Nearly two years after Katy Perry and Lady Gaga were mysteriously dragged into the ongoing legal between Dr. Luke and Kesha, (the "Praying" singer sued Dr. Luke in 2014, claiming he had sexually assaulted her), and two months after Perry and Gaga were officially deposed, news has surfaced that Perry denied that Dr. Luke raped her.

In documents released by The Blast in June, Kesha had accused Luke — in a text message to Lady Gaga — of raping Perry. The site noted: "On February 26, 2016 [Kesha] sent a text message to Stefani Germanotta ...which repeated [Kesha’s] false claim that [Luke] had raped her."

But as of Monday (August 27), when Perry's and other industry professionals' July 21 depositions were made public, Perry officially denied the claims, adding she was "never given a roofie by Luke, never in a sexual or romantic relationship with Luke and never told anyone -- even jokingly -- that Luke raped her," according to Billboard.

Dr. Luke, countered Kesha's initial case by filing a defamation case against the singer, but Kesha refused to take accountability for the story's origin, and said she had heard the information from a reliable source at her label. That person turned out to be Geffen A&M Records chairman and CEO John Janick, whom Gaga cited in her deposition, saying Janick had brought up the "rumor" (she was reticent to use the word).

"He said something like I heard he raped Katy, too," Gaga said.

Gaga later voiced irritation about unintentionally bringing Perry into the legal battle, noting to Kesha in a later series of text messages: "Your legal team and Dr. Luke have taken my private text messages that have been the only conversation about Katy Perry getting raped by Dr. Luke and made it public...This was a private conversation that you and your side and your team have made public. I would have never in a million years, in a million years made the fact that she got raped, if she got raped, public. Ever."

Janick said he only met Perry once, and did not recall whether he had told anyone that she had been raped. He did, however, deny ever making the claim to Kesha or Gaga.
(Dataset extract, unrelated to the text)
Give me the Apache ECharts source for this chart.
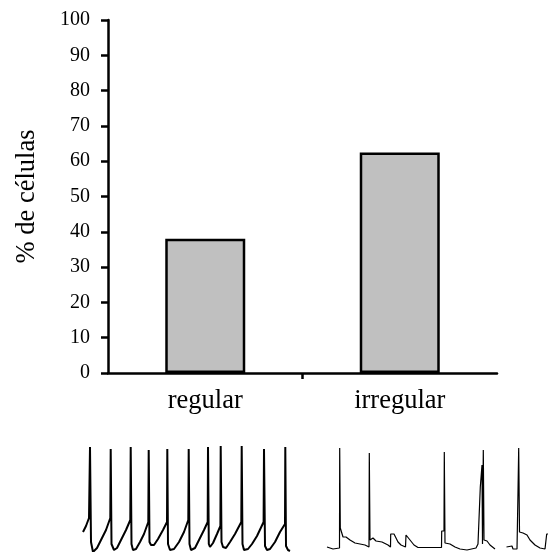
<!DOCTYPE html>
<html>
<head>
<meta charset="utf-8">
<script src="https://cdn.jsdelivr.net/npm/echarts@6/dist/echarts.min.js"></script>
<style>
  html, body { margin: 0; padding: 0; background: #fff; }
  #chart { width: 548px; height: 552px; }
</style>
</head>
<body>
<div id="chart"></div>
<script>
var categories = ['regular', 'irregular'];
var percentCells = [38, 62.5];
var yTicks = [0, 10, 20, 30, 40, 50, 60, 70, 80, 90, 100];

// example traces below the bars: [time, membrane potential] in arbitrary units
var regularTrace = [
    [83, 20], [86, 26], [89, 34], [90, 105], [91, 10], [93, 0], [97, 4], [101, 12], [106, 22], [110.3, 34],
    [110.7, 103], [111.5, 8], [114, 2], [117, 4], [121, 12], [126, 22], [130.3, 32],
    [130.7, 105], [131.5, 8], [133, 2], [136, 3], [140, 10], [144, 18], [148.3, 30],
    [148.7, 102], [149.5, 10], [151, 7], [154, 7], [158, 13], [163, 22], [167, 30],
    [167.3, 103], [168, 8], [170, 2], [174, 3], [179, 10], [184, 20], [188.3, 32],
    [188.7, 103], [189.5, 8], [191, 2], [195, 4], [199, 12], [204, 22], [207.7, 30],
    [208, 105], [208.8, 8], [210, 5], [213, 9], [217, 18], [220.4, 26],
    [220.7, 106], [221.5, 10], [223, 5], [226, 4], [230, 10], [235, 18], [241.3, 30],
    [241.7, 106], [242.5, 8], [244, 2], [248, 3], [252, 8], [257, 16], [263.6, 30],
    [264, 103], [265, 6], [267, 2], [270, 3], [275, 10], [280, 20], [285, 28],
    [285.3, 105], [286, 6], [288, 2], [290, 1]
];
var irregularTrace = [
    [327, 5], [333, 3], [339.5, 4], [339.7, 104], [340.3, 24], [342, 22], [343, 15], [346, 15],
    [350, 12], [355, 9], [365, 7], [369, 5], [369.3, 99], [370, 12], [373, 14], [376, 11],
    [382, 10], [388, 7], [390.5, 5], [390.7, 18], [394, 18], [396, 14], [398, 10], [401, 7],
    [405.5, 5], [406, 17], [408, 16], [410, 12], [414, 7], [418, 4.5], [441.5, 4.5], [441.7, 21],
    [444, 21], [444.3, 100], [445, 9], [450, 8], [455, 5], [460, 3], [467, 2], [476, 4],
    [478, 8], [480, 8], [480.3, 65], [482, 87], [482.5, 8], [483, 8], [483.3, 102], [484, 12],
    [487, 11], [490, 7], [495, 3], '-',
    [506.5, 5], [512, 6], [513, 3], [517, 3], [518, 60], [518.7, 104], [519.5, 20], [523, 19],
    [527, 17], [530, 12], [535, 7], [540, 4], [545, 3], [546.5, 3], [546.7, 18], [548, 18]
];

var serif = '"Liberation Serif", "Times New Roman", serif';
var chart = echarts.init(document.getElementById('chart'));
chart.setOption({
    animation: false,
    backgroundColor: '#fff',
    textStyle: { fontFamily: serif, color: '#000' },
    grid: [
        { left: 108, right: 51, top: 20, bottom: 179 },
        { left: 0, right: 0, top: 440, bottom: 0 }
    ],
    xAxis: [
        {
            type: 'category',
            data: categories,
            axisLine: { lineStyle: { color: '#000', width: 2.5 } },
            axisTick: { show: false },
            axisLabel: { color: '#000', fontFamily: serif, fontSize: 26.5, margin: 15 }
        },
        { type: 'value', gridIndex: 1, min: 0, max: 548, show: false },
        {
            // only carries the divider tick between the two categories
            type: 'value',
            position: 'bottom',
            min: 0,
            max: 2,
            axisLine: { show: false },
            axisLabel: { show: false },
            splitLine: { show: false },
            axisTick: { show: true, customValues: [1], length: 6, lineStyle: { color: '#000', width: 2.5 } }
        }
    ],
    yAxis: [
        {
            type: 'value',
            min: yTicks[0],
            max: yTicks[yTicks.length - 1],
            interval: 10,
            name: '% de células',
            nameLocation: 'middle',
            nameGap: 67,
            nameTextStyle: { color: '#000', fontFamily: serif, fontSize: 26.5 },
            axisLine: { show: true, lineStyle: { color: '#000', width: 2.5 } },
            axisTick: { show: true, length: 7, lineStyle: { color: '#000', width: 2.5 } },
            axisLabel: { color: '#000', fontFamily: serif, fontSize: 20, margin: 18 },
            splitLine: { show: false }
        },
        { type: 'value', gridIndex: 1, min: 0, max: 112, show: false }
    ],
    series: [
        {
            type: 'bar',
            data: percentCells,
            barWidth: 80,
            itemStyle: { color: '#c0c0c0', borderColor: '#000', borderWidth: 2.5 }
        },
        {
            type: 'line',
            xAxisIndex: 1,
            yAxisIndex: 1,
            data: regularTrace,
            showSymbol: false,
            lineStyle: { color: '#000', width: 2 }
        },
        {
            type: 'line',
            xAxisIndex: 1,
            yAxisIndex: 1,
            data: irregularTrace,
            showSymbol: false,
            connectNulls: false,
            lineStyle: { color: '#000', width: 1.2 }
        }
    ]
});
</script>
</body>
</html>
And while Luke has since claimed a number of music industry executives — including Irving Azoff and Kesha's managers Jack Rovner and Ken Levitan — were out to destroy his career, Janick has denied there has ever been such a "campaign" to ruin Dr. Luke.

Emails dating back from as early as six years ago seem to indicate that Rovner, Levitan and others were keeping "the Jihad going," and engineering Dr. Luke's downfall. Luke's team issued a statement Monday claiming "In 2014, Kesha filed a bogus Complaint against Dr. Luke — which she has voluntarily dismissed — falsely claiming that he drugged and raped her in 2005...Now, after four years of litigation, it is Dr. Luke's defamation claim that remains. Evidence is now publicly available to show that Kesha's complaint was filed pursuant to a press plan and PR media blitz, designed to create the maximum negative public pressure on Dr. Luke in order to get him to give in to her contract demands."

Kesha's team has yet to respond to Luke's latest statement.